The first time I did the Seagull Century was my first time riding with thousands of other riders in the same event. The riders came in all shapes, sizes and configurations and the whole mass was most organic, riders jived and bounced in response to one another and the staccato of gear shifts rattling through the peloton was most surreal. Riders came in a myriad of categories : the “pro-isk” guys with matching kits, shaved legs, riding $6000 bikes and shooing any peasant mortal who dared to sit on their wheel, there’s the strongman type with leg hair the lenght of James Hardins beard and leg muscles the size of a babies head, the tri guys in their singlets and bikinis seemingly poured over their aero bars sucking some unnaturally colored fluid from their strawed sippy cup . It was a concuction of various styles, sizes and abilities. The group I want to talk about though is the tandem group; two riders (captain and stoker)on the same bike. On a flat route, there are few things better to sit behind than a tandem: ample windshielding and the speed of a freight train. 

On said ride, I was at the tail of a 10 man paceline being dragged along pretty speedily by a tandem.

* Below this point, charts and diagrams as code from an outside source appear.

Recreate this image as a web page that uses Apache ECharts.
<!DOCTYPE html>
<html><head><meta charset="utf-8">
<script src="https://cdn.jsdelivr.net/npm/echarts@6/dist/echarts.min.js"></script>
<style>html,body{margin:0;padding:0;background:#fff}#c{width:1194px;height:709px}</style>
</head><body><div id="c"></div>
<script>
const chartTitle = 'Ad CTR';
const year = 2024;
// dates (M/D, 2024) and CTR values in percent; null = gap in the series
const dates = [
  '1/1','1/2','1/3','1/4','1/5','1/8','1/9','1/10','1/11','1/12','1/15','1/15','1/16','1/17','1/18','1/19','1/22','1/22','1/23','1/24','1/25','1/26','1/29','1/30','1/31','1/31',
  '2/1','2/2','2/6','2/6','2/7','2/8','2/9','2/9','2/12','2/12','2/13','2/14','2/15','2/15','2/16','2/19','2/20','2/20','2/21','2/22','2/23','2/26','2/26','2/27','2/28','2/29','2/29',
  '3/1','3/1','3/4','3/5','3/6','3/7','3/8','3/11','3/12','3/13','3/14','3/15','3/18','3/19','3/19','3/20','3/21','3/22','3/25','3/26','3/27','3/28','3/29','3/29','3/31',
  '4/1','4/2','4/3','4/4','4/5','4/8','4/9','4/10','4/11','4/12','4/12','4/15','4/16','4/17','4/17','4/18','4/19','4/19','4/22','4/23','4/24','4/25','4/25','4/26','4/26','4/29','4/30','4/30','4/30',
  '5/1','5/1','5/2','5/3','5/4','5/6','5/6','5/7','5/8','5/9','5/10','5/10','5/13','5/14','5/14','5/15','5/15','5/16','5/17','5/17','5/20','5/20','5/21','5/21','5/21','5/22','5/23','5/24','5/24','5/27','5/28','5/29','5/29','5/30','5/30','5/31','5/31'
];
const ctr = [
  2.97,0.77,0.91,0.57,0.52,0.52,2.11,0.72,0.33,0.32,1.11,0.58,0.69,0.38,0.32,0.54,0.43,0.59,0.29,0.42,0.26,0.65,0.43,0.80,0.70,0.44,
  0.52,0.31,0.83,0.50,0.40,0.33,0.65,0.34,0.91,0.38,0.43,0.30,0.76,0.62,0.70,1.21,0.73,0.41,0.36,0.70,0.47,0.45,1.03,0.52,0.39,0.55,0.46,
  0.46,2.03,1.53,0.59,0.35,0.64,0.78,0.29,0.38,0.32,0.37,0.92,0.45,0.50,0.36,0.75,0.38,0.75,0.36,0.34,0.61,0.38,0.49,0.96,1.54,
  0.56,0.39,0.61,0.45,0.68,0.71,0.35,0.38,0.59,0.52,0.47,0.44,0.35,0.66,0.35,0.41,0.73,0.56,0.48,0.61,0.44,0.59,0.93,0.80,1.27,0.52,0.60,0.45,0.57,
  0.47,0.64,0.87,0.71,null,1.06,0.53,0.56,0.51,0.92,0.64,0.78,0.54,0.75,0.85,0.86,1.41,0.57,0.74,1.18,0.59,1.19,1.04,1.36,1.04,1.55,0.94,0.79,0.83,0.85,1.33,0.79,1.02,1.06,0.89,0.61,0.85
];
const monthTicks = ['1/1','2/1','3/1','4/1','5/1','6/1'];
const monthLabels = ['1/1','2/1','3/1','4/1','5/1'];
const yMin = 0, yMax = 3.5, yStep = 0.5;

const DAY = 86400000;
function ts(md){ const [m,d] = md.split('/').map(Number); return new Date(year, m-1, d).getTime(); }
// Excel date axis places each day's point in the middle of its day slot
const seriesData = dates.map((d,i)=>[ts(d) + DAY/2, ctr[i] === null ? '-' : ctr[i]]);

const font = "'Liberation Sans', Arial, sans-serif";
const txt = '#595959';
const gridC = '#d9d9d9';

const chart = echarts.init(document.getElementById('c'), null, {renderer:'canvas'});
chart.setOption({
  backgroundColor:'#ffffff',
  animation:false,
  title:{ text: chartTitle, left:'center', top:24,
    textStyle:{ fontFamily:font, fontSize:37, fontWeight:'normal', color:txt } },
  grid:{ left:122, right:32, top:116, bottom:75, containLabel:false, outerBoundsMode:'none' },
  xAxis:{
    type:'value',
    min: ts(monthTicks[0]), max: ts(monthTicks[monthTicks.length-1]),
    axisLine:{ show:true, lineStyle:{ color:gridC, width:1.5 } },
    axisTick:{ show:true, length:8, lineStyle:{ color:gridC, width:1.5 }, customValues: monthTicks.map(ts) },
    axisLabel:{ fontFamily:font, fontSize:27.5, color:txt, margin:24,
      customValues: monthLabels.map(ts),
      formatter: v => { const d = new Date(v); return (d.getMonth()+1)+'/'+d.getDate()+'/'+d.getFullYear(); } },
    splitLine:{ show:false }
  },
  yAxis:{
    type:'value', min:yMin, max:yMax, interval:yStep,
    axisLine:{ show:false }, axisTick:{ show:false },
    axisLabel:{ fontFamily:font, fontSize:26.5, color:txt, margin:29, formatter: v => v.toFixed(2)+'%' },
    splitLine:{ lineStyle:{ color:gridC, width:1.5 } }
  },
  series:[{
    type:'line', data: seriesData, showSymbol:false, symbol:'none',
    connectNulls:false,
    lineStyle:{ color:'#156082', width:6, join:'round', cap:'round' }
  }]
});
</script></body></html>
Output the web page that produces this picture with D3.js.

For 10 miles these guys did not get off the front, they just drilled it, they never flicked the elbow (universal symbol for someone else to take a pull) or drop the pace to give others a hint “time for someone else to come kiss the wind”, no… they just punched a big gap in the atmosphere for the rest of us wheelsuckers to slip through. By mile 12 though, their legs were obviously done, train after train started passing us and a few riders abandoned ship and jumped on faster wagons. Tandem guys still would not get off the front, all they needed to do was let someone else pull but it seemed like they wanted the glory or maybe they did not know how to get off the front…

I finally pulled the ripcord and joined another train. Just as I passed the former engine, I saw them put in a dig to grap onto the tail of the new ship but their legs were too far gone. They were left to face the coastal wind by their lonesome (thanks, see you later)  the glory of 10 miles but a faint memory now. 

Rightly or not, all I could think was ” there lies the fruits of pride“.  

Last Saturday, I found myself in a sipping of the same chalice. My delivery of the neighbors dog poop to their door step resulted in a serious but not unexpected confrontation. Many unkind words were said and absurd threats exchanged. After the show was over, and hormonal level rebalanced, a feeling of guilt and exhaustion replaced those of bravado and machismo. I told myself my behavior was justified, it had to be done, I had to stand up for myself, I could not look weak, I had to pull my weight. The thought of walking over to the same door I dropped a shovel load of dog crap at to apologized seemed too far a step to take. I would look weak, they would feel their threats got to me. 

Goldie encouraged me to do it and I did. I walked to that door, knocked, apologized and struck my arm out to seal the deal of reconciliation and forgiveness. The whole experience was so uplifting it was akin to that you get when leaving the slopes after 8hrs of powder skiing. 

Like Tandem guys, prides keeps you in front making you value more what people think about you than really addressing the true you. I believe my 2 biggest nemesis are Pride and Fear, fruits of the same vibe that must be overcome by love.